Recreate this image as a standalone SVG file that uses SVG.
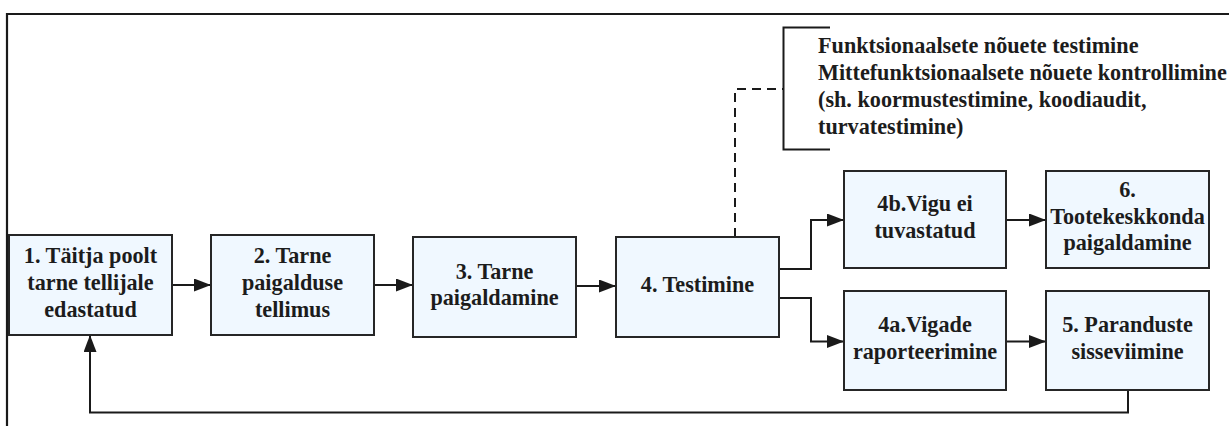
<svg xmlns="http://www.w3.org/2000/svg" width="1229" height="426" viewBox="0 0 1229 426">
  <defs>
    <marker id="arrow" markerUnits="userSpaceOnUse" markerWidth="17" markerHeight="13" refX="17" refY="6.5" orient="auto">
      <path d="M0,0 L17,6.5 L0,13 z" fill="#1a1a1a"/>
    </marker>
    <style>
      text { font-family: 'Liberation Serif', 'Times New Roman', serif; font-weight: 700; font-size: 22.2px; fill: #1c1c1c; }
      .box { fill: #f0f8ff; stroke: #262626; stroke-width: 2; }
      .lbl { text-anchor: middle; }
      .edge { fill: none; stroke: #1a1a1a; stroke-width: 2; }
      .dash { fill: none; stroke: #1a1a1a; stroke-width: 2; stroke-dasharray: 9 6; }
    </style>
  </defs>

  <rect width="1229" height="426" fill="#ffffff"/>

  <!-- outer frame -->
  <path d="M7,430 V14 H1235" fill="none" stroke="#1a1a1a" stroke-width="2.2"/>

  <!-- connectors -->
  <g id="connectors">
    <path class="edge" d="M172,285 H211" marker-end="url(#arrow)"/>
    <path class="edge" d="M374,285 H413" marker-end="url(#arrow)"/>
    <path class="edge" d="M576,286 H616" marker-end="url(#arrow)"/>
    <path class="edge" d="M779,269 H811 V220 H844" marker-end="url(#arrow)"/>
    <path class="edge" d="M779,298 H811 V341.5 H844" marker-end="url(#arrow)"/>
    <path class="edge" d="M1006,220 H1046" marker-end="url(#arrow)"/>
    <path class="edge" d="M1006,341.5 H1046" marker-end="url(#arrow)"/>
    <path class="edge" d="M1128,390 V412.5 H90 V335" marker-end="url(#arrow)"/>
    <path class="dash" d="M735,237 V89 H783"/>
  </g>

  <!-- annotation bracket with notes -->
  <g id="note">
    <path class="edge" d="M830,27.5 H783.5 V149.5 H830"/>
    <text x="818" y="52.5">Funktsionaalsete nõuete testimine</text>
    <text x="818" y="79.5">Mittefunktsionaalsete nõuete kontrollimine</text>
    <text x="818" y="106.5">(sh. koormustestimine, koodiaudit,</text>
    <text x="818" y="133.5">turvatestimine)</text>
  </g>

  <g id="n1">
    <rect class="box" x="9" y="235" width="163" height="100"/>
    <text class="lbl" x="90.5" y="263.3">1. Täitja poolt</text>
    <text class="lbl" x="90.5" y="290">tarne tellijale</text>
    <text class="lbl" x="90.5" y="316.7">edastatud</text>
  </g>

  <g id="n2">
    <rect class="box" x="211" y="235" width="163" height="100"/>
    <text class="lbl" x="292.5" y="263.3">2. Tarne</text>
    <text class="lbl" x="292.5" y="290">paigalduse</text>
    <text class="lbl" x="292.5" y="316.7">tellimus</text>
  </g>

  <g id="n3">
    <rect class="box" x="413" y="237" width="163" height="100"/>
    <text class="lbl" x="494.5" y="278.7">3. Tarne</text>
    <text class="lbl" x="494.5" y="305.3">paigaldamine</text>
  </g>

  <g id="n4">
    <rect class="box" x="616" y="237" width="163" height="100"/>
    <text class="lbl" x="697.5" y="292">4. Testimine</text>
  </g>

  <g id="n4b">
    <rect class="box" x="844" y="171" width="162" height="97"/>
    <text class="lbl" x="925" y="211.2">4b.Vigu ei</text>
    <text class="lbl" x="925" y="237.8">tuvastatud</text>
  </g>

  <g id="n6">
    <rect class="box" x="1046" y="171" width="163" height="97"/>
    <text class="lbl" x="1127.5" y="197">6.</text>
    <text class="lbl" x="1127.5" y="223.5">Tootekeskkonda</text>
    <text class="lbl" x="1127.5" y="250">paigaldamine</text>
  </g>

  <g id="n4a">
    <rect class="box" x="844" y="291" width="162" height="99"/>
    <text class="lbl" x="925" y="332">4a.Vigade</text>
    <text class="lbl" x="925" y="358.5">raporteerimine</text>
  </g>

  <g id="n5">
    <rect class="box" x="1046" y="291" width="163" height="99"/>
    <text class="lbl" x="1127.5" y="332">5. Paranduste</text>
    <text class="lbl" x="1127.5" y="358.5">sisseviimine</text>
  </g>
</svg>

DIRECTIVE:
Exclude the images and reproduce the remaining data exactly.

REPLY:
Recreate this image as a standalone SVG file that uses SVG.
<svg xmlns="http://www.w3.org/2000/svg" width="1229" height="426" viewBox="0 0 1229 426">
  <defs>
    <marker id="arrow" markerUnits="userSpaceOnUse" markerWidth="17" markerHeight="13" refX="17" refY="6.5" orient="auto">
      <path d="M0,0 L17,6.5 L0,13 z" fill="#1a1a1a"/>
    </marker>
    <style>
      text { font-family: 'Liberation Serif', 'Times New Roman', serif; font-weight: 700; font-size: 22.2px; fill: #1c1c1c; }
      .box { fill: #f0f8ff; stroke: #262626; stroke-width: 2; }
      .lbl { text-anchor: middle; }
      .edge { fill: none; stroke: #1a1a1a; stroke-width: 2; }
      .dash { fill: none; stroke: #1a1a1a; stroke-width: 2; stroke-dasharray: 9 6; }
    </style>
  </defs>

  <rect width="1229" height="426" fill="#ffffff"/>

  <!-- outer frame -->
  <path d="M7,430 V14 H1235" fill="none" stroke="#1a1a1a" stroke-width="2.2"/>

  <!-- connectors -->
  <g id="connectors">
    <path class="edge" d="M172,285 H211" marker-end="url(#arrow)"/>
    <path class="edge" d="M374,285 H413" marker-end="url(#arrow)"/>
    <path class="edge" d="M576,286 H616" marker-end="url(#arrow)"/>
    <path class="edge" d="M779,269 H811 V220 H844" marker-end="url(#arrow)"/>
    <path class="edge" d="M779,298 H811 V341.5 H844" marker-end="url(#arrow)"/>
    <path class="edge" d="M1006,220 H1046" marker-end="url(#arrow)"/>
    <path class="edge" d="M1006,341.5 H1046" marker-end="url(#arrow)"/>
    <path class="edge" d="M1128,390 V412.5 H90 V335" marker-end="url(#arrow)"/>
    <path class="dash" d="M735,237 V89 H783"/>
  </g>

  <!-- annotation bracket with notes -->
  <g id="note">
    <path class="edge" d="M830,27.5 H783.5 V149.5 H830"/>
    <text x="818" y="52.5">Funktsionaalsete nõuete testimine</text>
    <text x="818" y="79.5">Mittefunktsionaalsete nõuete kontrollimine</text>
    <text x="818" y="106.5">(sh. koormustestimine, koodiaudit,</text>
    <text x="818" y="133.5">turvatestimine)</text>
  </g>

  <g id="n1">
    <rect class="box" x="9" y="235" width="163" height="100"/>
    <text class="lbl" x="90.5" y="263.3">1. Täitja poolt</text>
    <text class="lbl" x="90.5" y="290">tarne tellijale</text>
    <text class="lbl" x="90.5" y="316.7">edastatud</text>
  </g>

  <g id="n2">
    <rect class="box" x="211" y="235" width="163" height="100"/>
    <text class="lbl" x="292.5" y="263.3">2. Tarne</text>
    <text class="lbl" x="292.5" y="290">paigalduse</text>
    <text class="lbl" x="292.5" y="316.7">tellimus</text>
  </g>

  <g id="n3">
    <rect class="box" x="413" y="237" width="163" height="100"/>
    <text class="lbl" x="494.5" y="278.7">3. Tarne</text>
    <text class="lbl" x="494.5" y="305.3">paigaldamine</text>
  </g>

  <g id="n4">
    <rect class="box" x="616" y="237" width="163" height="100"/>
    <text class="lbl" x="697.5" y="292">4. Testimine</text>
  </g>

  <g id="n4b">
    <rect class="box" x="844" y="171" width="162" height="97"/>
    <text class="lbl" x="925" y="211.2">4b.Vigu ei</text>
    <text class="lbl" x="925" y="237.8">tuvastatud</text>
  </g>

  <g id="n6">
    <rect class="box" x="1046" y="171" width="163" height="97"/>
    <text class="lbl" x="1127.5" y="197">6.</text>
    <text class="lbl" x="1127.5" y="223.5">Tootekeskkonda</text>
    <text class="lbl" x="1127.5" y="250">paigaldamine</text>
  </g>

  <g id="n4a">
    <rect class="box" x="844" y="291" width="162" height="99"/>
    <text class="lbl" x="925" y="332">4a.Vigade</text>
    <text class="lbl" x="925" y="358.5">raporteerimine</text>
  </g>

  <g id="n5">
    <rect class="box" x="1046" y="291" width="163" height="99"/>
    <text class="lbl" x="1127.5" y="332">5. Paranduste</text>
    <text class="lbl" x="1127.5" y="358.5">sisseviimine</text>
  </g>
</svg>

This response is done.